> **Required task**
Look through the data below and count each line where the word "React" appears. Reply with the count alone.

> **Exercise material**
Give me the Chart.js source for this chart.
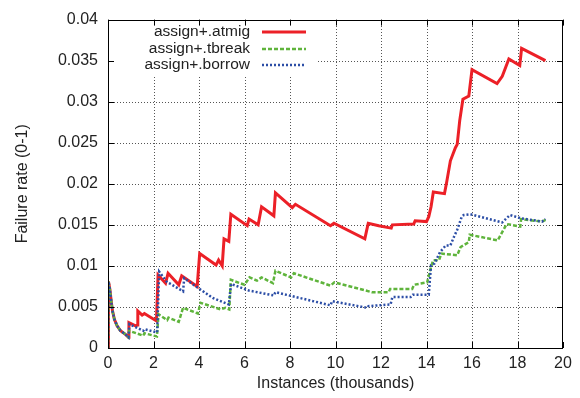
...
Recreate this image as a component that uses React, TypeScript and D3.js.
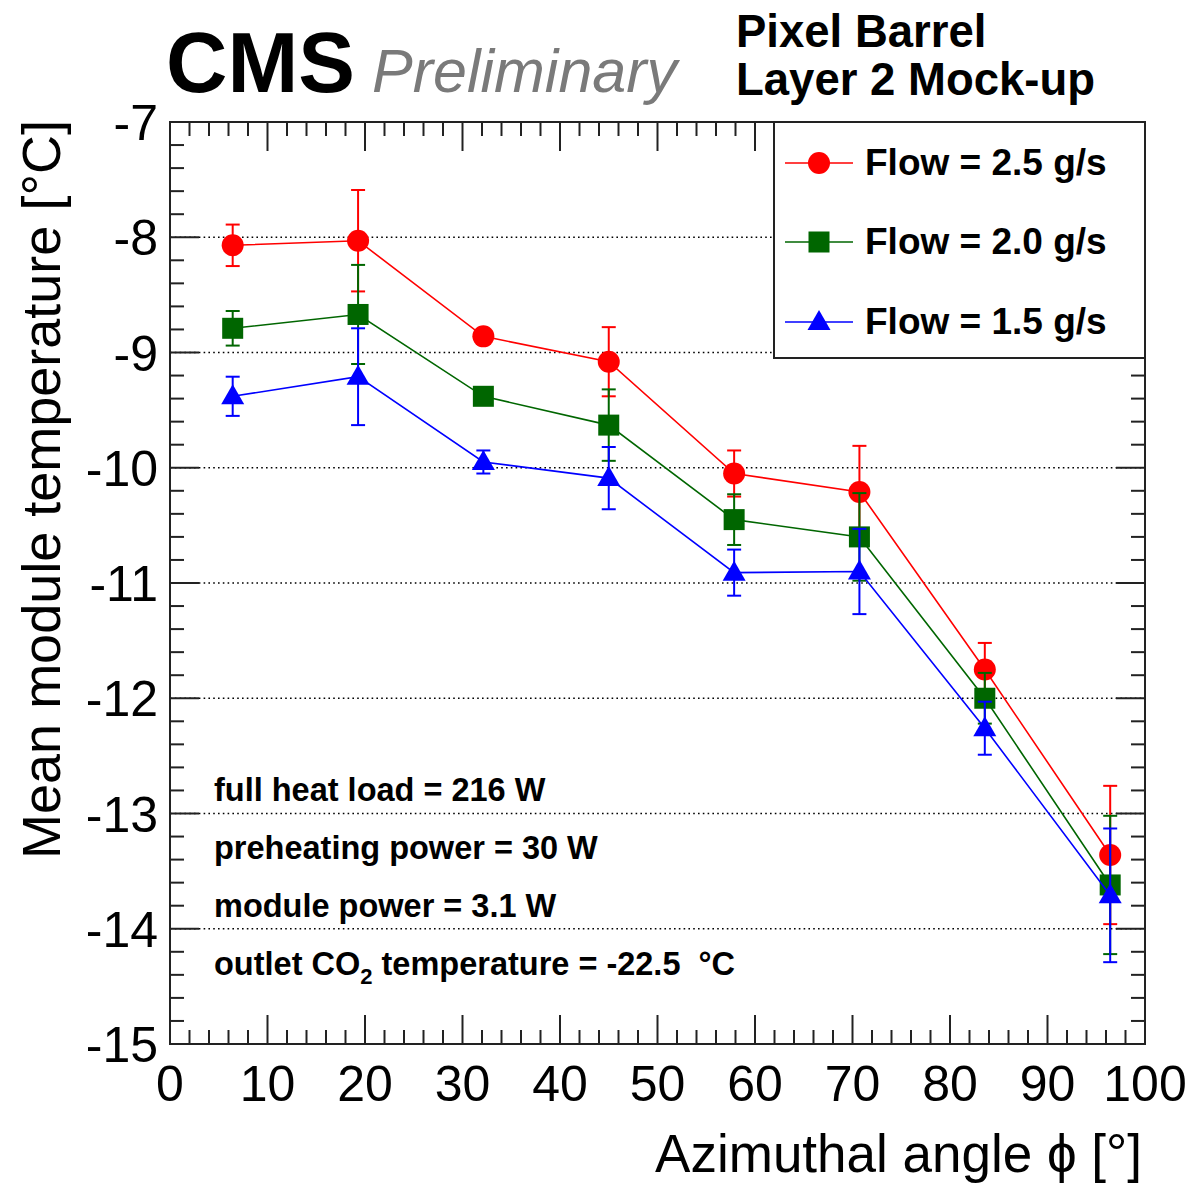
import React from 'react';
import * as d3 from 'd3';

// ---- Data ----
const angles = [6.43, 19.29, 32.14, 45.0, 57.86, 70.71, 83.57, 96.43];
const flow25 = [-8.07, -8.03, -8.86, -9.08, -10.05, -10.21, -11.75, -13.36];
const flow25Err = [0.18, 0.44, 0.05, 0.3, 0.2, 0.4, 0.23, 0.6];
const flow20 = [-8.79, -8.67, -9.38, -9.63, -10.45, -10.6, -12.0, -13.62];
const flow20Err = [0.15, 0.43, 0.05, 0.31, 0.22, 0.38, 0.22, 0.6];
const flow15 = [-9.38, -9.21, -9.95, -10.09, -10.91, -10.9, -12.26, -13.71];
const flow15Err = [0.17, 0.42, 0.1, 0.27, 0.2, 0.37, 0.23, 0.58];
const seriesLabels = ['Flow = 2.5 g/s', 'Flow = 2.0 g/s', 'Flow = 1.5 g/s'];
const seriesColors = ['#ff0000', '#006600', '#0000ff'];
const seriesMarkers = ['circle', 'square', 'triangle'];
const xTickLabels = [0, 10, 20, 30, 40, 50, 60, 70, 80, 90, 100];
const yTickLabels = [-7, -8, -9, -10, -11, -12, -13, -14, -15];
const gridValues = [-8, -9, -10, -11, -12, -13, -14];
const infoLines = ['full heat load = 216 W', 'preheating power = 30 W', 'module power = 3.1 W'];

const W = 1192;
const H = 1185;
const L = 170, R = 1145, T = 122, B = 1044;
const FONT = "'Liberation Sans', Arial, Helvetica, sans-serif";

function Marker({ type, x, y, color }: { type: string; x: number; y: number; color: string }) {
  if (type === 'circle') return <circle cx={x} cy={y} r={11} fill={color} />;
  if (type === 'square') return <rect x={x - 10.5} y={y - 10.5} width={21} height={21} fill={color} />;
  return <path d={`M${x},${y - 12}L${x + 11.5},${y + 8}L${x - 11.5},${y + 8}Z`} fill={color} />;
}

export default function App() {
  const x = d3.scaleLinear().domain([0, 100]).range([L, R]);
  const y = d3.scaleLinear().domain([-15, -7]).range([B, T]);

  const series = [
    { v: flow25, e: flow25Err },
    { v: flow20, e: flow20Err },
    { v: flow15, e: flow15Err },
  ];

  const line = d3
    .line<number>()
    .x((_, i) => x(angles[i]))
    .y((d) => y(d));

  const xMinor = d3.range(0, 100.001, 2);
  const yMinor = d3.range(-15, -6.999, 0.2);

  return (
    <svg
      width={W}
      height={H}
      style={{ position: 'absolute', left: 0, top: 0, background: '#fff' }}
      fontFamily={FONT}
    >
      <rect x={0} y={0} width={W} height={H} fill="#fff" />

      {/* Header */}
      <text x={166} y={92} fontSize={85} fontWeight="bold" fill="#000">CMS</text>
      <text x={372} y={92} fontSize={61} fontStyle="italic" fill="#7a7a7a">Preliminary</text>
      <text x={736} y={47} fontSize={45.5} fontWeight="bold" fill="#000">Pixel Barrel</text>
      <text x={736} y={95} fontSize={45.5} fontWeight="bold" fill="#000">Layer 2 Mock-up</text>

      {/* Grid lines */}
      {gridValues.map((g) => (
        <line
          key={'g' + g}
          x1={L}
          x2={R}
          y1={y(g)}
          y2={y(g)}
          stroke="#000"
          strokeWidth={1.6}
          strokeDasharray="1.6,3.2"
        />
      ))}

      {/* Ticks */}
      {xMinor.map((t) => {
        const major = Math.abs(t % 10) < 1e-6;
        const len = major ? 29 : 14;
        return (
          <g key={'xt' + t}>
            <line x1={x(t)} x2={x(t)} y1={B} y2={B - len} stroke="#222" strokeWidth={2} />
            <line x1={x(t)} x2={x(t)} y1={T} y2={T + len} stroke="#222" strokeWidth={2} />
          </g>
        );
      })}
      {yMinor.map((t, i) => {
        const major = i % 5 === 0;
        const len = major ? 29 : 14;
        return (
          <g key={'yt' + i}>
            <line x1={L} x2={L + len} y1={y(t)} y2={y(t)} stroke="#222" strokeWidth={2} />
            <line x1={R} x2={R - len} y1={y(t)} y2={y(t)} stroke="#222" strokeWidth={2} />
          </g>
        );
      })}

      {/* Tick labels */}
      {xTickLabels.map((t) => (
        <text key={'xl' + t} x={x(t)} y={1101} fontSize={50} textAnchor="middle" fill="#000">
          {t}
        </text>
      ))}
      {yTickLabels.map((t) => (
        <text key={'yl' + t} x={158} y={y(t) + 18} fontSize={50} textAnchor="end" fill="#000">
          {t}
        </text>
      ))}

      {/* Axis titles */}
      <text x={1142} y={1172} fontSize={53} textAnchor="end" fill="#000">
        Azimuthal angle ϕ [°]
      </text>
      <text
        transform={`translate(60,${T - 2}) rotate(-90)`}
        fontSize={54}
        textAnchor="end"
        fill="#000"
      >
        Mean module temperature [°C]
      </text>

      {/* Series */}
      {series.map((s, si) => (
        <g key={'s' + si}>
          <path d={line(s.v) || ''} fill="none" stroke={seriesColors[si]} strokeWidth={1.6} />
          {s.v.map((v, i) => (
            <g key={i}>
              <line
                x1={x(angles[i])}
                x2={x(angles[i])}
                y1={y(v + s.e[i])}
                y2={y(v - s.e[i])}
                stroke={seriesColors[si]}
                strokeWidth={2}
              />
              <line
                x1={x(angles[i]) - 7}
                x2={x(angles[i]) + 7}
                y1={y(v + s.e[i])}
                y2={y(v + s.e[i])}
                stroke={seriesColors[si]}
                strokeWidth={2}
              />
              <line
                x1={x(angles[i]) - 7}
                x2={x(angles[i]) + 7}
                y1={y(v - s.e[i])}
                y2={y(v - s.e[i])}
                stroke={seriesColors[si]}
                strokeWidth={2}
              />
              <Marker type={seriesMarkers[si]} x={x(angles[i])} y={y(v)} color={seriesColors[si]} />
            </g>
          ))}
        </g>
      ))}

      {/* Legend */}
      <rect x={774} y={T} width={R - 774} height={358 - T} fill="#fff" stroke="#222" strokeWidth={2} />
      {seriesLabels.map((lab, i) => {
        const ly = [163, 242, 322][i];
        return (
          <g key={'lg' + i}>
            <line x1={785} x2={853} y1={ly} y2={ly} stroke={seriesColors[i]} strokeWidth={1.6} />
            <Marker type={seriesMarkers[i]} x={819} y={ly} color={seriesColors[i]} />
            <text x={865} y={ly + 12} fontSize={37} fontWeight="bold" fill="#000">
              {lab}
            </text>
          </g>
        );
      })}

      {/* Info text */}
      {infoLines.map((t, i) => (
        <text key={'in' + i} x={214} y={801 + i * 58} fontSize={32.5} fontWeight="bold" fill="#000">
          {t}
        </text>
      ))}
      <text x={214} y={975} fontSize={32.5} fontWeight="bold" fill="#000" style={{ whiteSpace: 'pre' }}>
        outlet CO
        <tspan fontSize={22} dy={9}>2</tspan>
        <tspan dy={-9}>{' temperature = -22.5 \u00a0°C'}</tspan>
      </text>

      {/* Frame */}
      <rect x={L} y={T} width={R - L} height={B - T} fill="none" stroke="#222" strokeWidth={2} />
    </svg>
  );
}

> **Task answer**
2